Building relationships beyond the congregation

Adding virtual worship and sermons on CD led to unexpected benefits, such as more worshipers, deeper relationships, and increasing church giving.

"Pre-pandemic, we had three or four families where only the wife or mother came to church. Many of our people live with multiple generations in the same home,” Jim says. “[But] because of Zoom, these women's husbands and children began to hear the Word. One of the best moments in all my years of ministry came when I visited a home where the husband was able to sit back in a relaxed situation where no one was looking at him. He asked me about Christian history and what I'd preached. I came away praising the Lord.

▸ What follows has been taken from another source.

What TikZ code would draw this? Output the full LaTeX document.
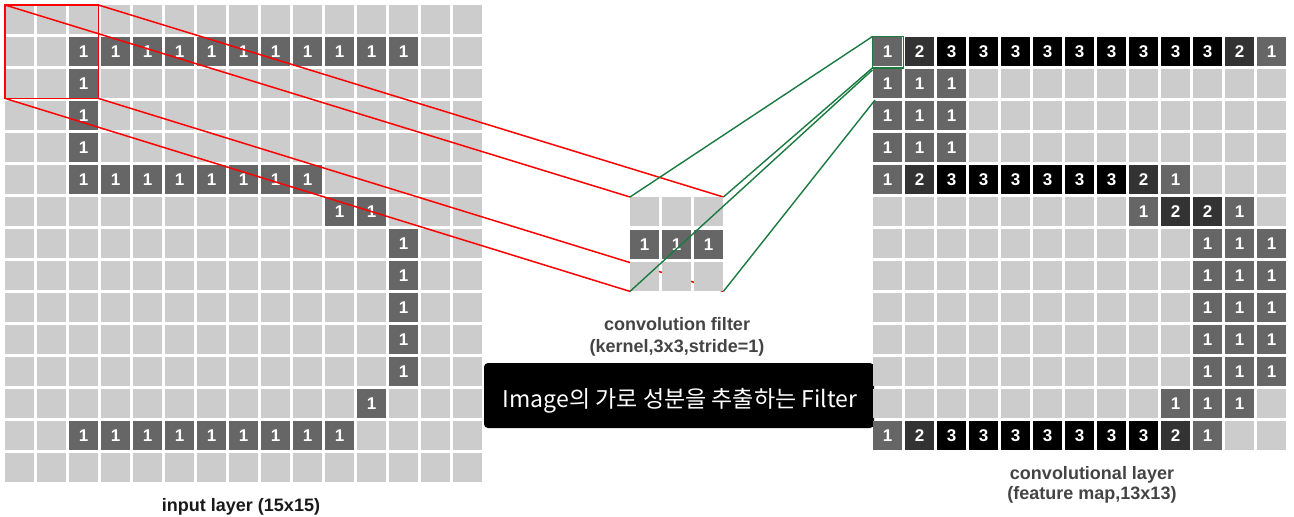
\documentclass[tikz,border=0pt]{standalone}
\usepackage{fontspec}
\setmainfont{Liberation Sans}
\newfontfamily\krfont{Noto Sans CJK KR}
\usetikzlibrary{calc}
\definecolor{v0}{HTML}{CCCCCC}
\definecolor{v1}{HTML}{666666}
\definecolor{v2}{HTML}{333333}
\definecolor{v3}{HTML}{000000}
\definecolor{redl}{HTML}{FF0000}
\definecolor{greenl}{HTML}{1A7A40}
\definecolor{captiongray}{HTML}{444444}
\pgfdeclarelayer{front}
\pgfdeclarelayer{top}
\pgfsetlayers{main,front,top}
\tikzset{
  cell/.style={draw=none, minimum size=29pt, inner sep=0pt, anchor=north west,
    text=white, font=\bfseries\fontsize{17}{17}\selectfont},
  redline/.style={draw=redl, line width=1.5pt},
  greenline/.style={draw=greenl, line width=1.4pt},
  caption/.style={font=\bfseries\fontsize{18}{22}\selectfont, align=center, inner sep=0pt},
}
\begin{document}
\begin{tikzpicture}[x=1pt,y=-1pt]
\useasboundingbox (0,0) rectangle (1294,517);
\fill[white] (0,0) rectangle (1294,517);

% ---------- input layer 15x15 ----------
\foreach \row [count=\j from 0] in {
  {0,0,0,0,0,0,0,0,0,0,0,0,0,0,0},
  {0,0,1,1,1,1,1,1,1,1,1,1,1,0,0},
  {0,0,1,0,0,0,0,0,0,0,0,0,0,0,0},
  {0,0,1,0,0,0,0,0,0,0,0,0,0,0,0},
  {0,0,1,0,0,0,0,0,0,0,0,0,0,0,0},
  {0,0,1,1,1,1,1,1,1,1,0,0,0,0,0},
  {0,0,0,0,0,0,0,0,0,0,1,1,0,0,0},
  {0,0,0,0,0,0,0,0,0,0,0,0,1,0,0},
  {0,0,0,0,0,0,0,0,0,0,0,0,1,0,0},
  {0,0,0,0,0,0,0,0,0,0,0,0,1,0,0},
  {0,0,0,0,0,0,0,0,0,0,0,0,1,0,0},
  {0,0,0,0,0,0,0,0,0,0,0,0,1,0,0},
  {0,0,0,0,0,0,0,0,0,0,0,1,0,0,0},
  {0,0,1,1,1,1,1,1,1,1,1,0,0,0,0},
  {0,0,0,0,0,0,0,0,0,0,0,0,0,0,0}}{
  \foreach \v [count=\i from 0] in \row {
    \node[cell, fill=v\v] (in-\i-\j) at (5+32*\i, 5+32*\j) {\ifnum\v>0 \v\fi};
  }
}

% ---------- filter 3x3 ----------
\begin{pgfonlayer}{front}
\foreach \row [count=\j from 0] in {{0,0,0},{1,1,1},{0,0,0}}{
  \foreach \v [count=\i from 0] in \row {
    \node[cell, fill=v\v] (flt-\i-\j) at (630+32*\i, 197+32.5*\j) {\ifnum\v>0 \v\fi};
  }
}
\end{pgfonlayer}

% ---------- red receptive field ----------
\draw[redline] (in-0-0.north west) rectangle (in-2-2.south east);
\draw[redline] (in-0-0.north west) -- (flt-0-0.north west);
\draw[redline] (in-2-0.north east) -- (flt-2-0.north east);
\draw[redline] (in-2-2.south east) -- (flt-2-2.south east);
\draw[redline] (in-0-2.south west) -- (flt-0-2.south west);

% ---------- black note box ----------
\node[fill=black, rounded corners=4pt, minimum width=390pt, minimum height=65pt,
      inner sep=0pt] (note) at (679,395.5) {};
\node[text=white, font=\krfont\fontsize{23}{23}\selectfont, inner sep=0pt]
      (notetext) at (680,401) {Image의 가로 성분을 추출하는 Filter};

% ---------- feature map 13x13 ----------
\foreach \row [count=\j from 0] in {
  {1,2,3,3,3,3,3,3,3,3,3,2,1},
  {1,1,1,0,0,0,0,0,0,0,0,0,0},
  {1,1,1,0,0,0,0,0,0,0,0,0,0},
  {1,1,1,0,0,0,0,0,0,0,0,0,0},
  {1,2,3,3,3,3,3,3,2,1,0,0,0},
  {0,0,0,0,0,0,0,0,1,2,2,1,0},
  {0,0,0,0,0,0,0,0,0,0,1,1,1},
  {0,0,0,0,0,0,0,0,0,0,1,1,1},
  {0,0,0,0,0,0,0,0,0,0,1,1,1},
  {0,0,0,0,0,0,0,0,0,0,1,1,1},
  {0,0,0,0,0,0,0,0,0,0,1,1,1},
  {0,0,0,0,0,0,0,0,0,1,1,1,0},
  {1,2,3,3,3,3,3,3,3,2,1,0,0}}{
  \foreach \v [count=\i from 0] in \row {
    \node[cell, fill=v\v] (fm-\i-\j) at (873+32*\i, 37+32*\j) {\ifnum\v>0 \v\fi};
  }
}

% ---------- green projection ----------
\begin{pgfonlayer}{top}
\coordinate (gend) at (875,100);
\draw[greenline] ($(fm-0-0.north west)+(-0.5,-0.5)$) rectangle ($(fm-0-0.south east)+(1,1.5)$);
\draw[greenline] (flt-0-0.north west) -- ($(fm-0-0.north west)+(-0.5,-0.5)$);
\draw[greenline] (flt-2-0.north east) -- ($(fm-0-0.south west)+(-0.5,1.5)$);
\draw[greenline] (flt-0-2.south west) -- ($(fm-0-0.south west)+(-0.5,3.5)$);
\draw[greenline] (flt-2-2.south east) -- (gend);
\end{pgfonlayer}

% ---------- captions ----------
\node[caption, text=black!90] (inlabel) at (241,507) {input layer (15x15)};
\node[caption, text=captiongray] (fltlabel) at (677,337) {convolution filter\\(kernel,3x3,stride=1)};
\node[caption, text=captiongray, font=\bfseries\fontsize{18}{20}\selectfont] (fmlabel) at (1092,485) {convolutional layer\\(feature map,13x13)};
\end{tikzpicture}
\end{document}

"Members began inviting family members, co-workers, friends, children, neighbors within the community and from off reservation communities to join us on Zoom,” Jim adds. “Also, many people consider themselves part of WRCRC even when they move to larger cities for work. Zoom lets them participate in worship from far away. Some now read Scripture in worship. The person who hosts our Zoom worship is a sociology professor in British Columbia, Canada.”

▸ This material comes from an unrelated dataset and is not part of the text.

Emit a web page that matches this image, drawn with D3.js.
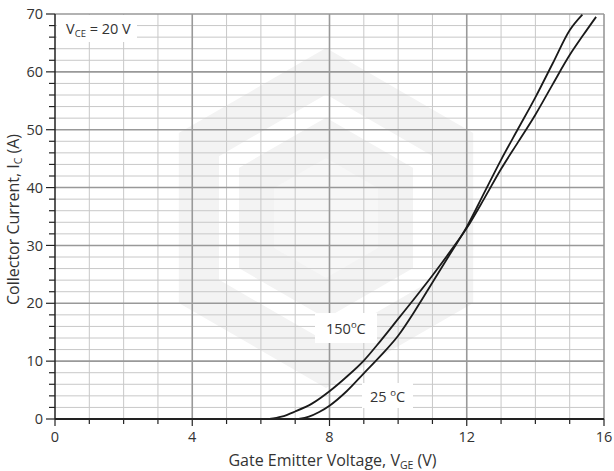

Jim credits WRCRC’s deacons with helping to maintain relationships during and beyond the grant year and pandemic. They used phone calls, text messages, and visits when that was allowed. He adds that many people who called to share struggles mentioned how much they appreciated the work of WRCRC member Mary Huyser, a retired child welfare expert: "Ladies would join her by phone or Zoom for weekly meditations on joy. She'd read a text and ask them to draw or paint a response. She also did a weekly 'Coffee with Mary' Zoom time."

Deeper relationships prompted members and visitors to give more faithfully to the church—more than what they usually gave during live worship services. In its final report, the grant team wrote, "We realized that we became a living organism in God's kingdom after the COVID-19 pandemic dispersed us. This prompted us to decide that we will continue with the Zoom ministry even after the ban on coming together is lifted on the Navajo Nation."

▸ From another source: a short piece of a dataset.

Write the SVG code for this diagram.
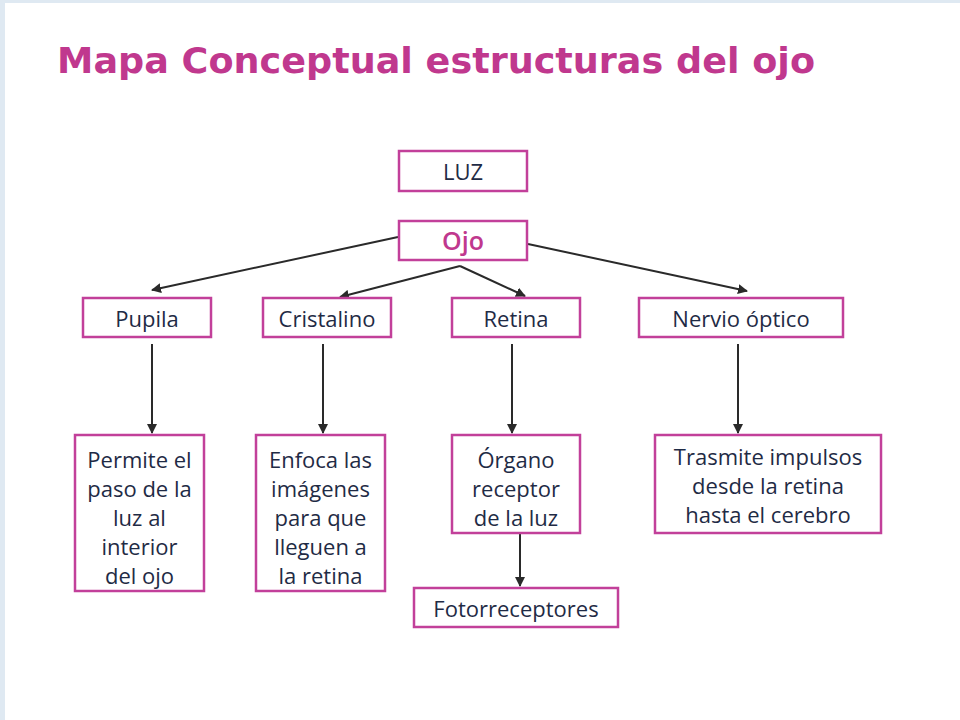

In this 2021 Calvin Symposium on Worship service (56:57 to 57:32), Stanley Jim gives the blessing in Navajo. This short video (04:06) features Jim, who received a 2021 Distinguished Alumni Award from Calvin Theological Seminary. A well-known country gospel musician in the Navajo Nation, he translated “Amazing Grace” using a traditional Navajo music style for the Lift Up Your Hearts hymnal. 

The churches in Classis Red Mesa are many miles apart. Stanley Jim and his wife, Sharon, helped start the Red Mesa Leadership Development Network to train more Indigenous pastors and preachers. Since Jim lives in Window Rock, capital of the Navajo Nation, he often meets and prays with Navajo leaders such as President Jonathan Nez, who is a Christian.

Kinship and clan membership are essential to Navajo identity. People traditionally introduce themselves by explaining which clans they are from. Every Navajo belongs to four clans, with the mother's first clan being most important.

Navajo leaders from Christian Reformed and other denominations participated in a 2019 Talking Circle about healing from cultural trauma and being both Navajo and a follower of the Jesus Way. Read the 45-page Talking Circle summary by Donnie Begay. He and his wife, Renee Begay, worked for years with Nations: A Cru Ministry


Feel free to print and distribute this story at meetings of your staff, board, or education, worship, or arts committees. These questions will help people start a conversation about contextualizing scripture:

  • What fraction of your worship service is devoted to Bible reading? 
  • Which heart languages or cultural practices might you use to help worshipers engage more deeply with the Bible? 
  • In your context, how would you know whether hearers of the Word are becoming doers of the Word?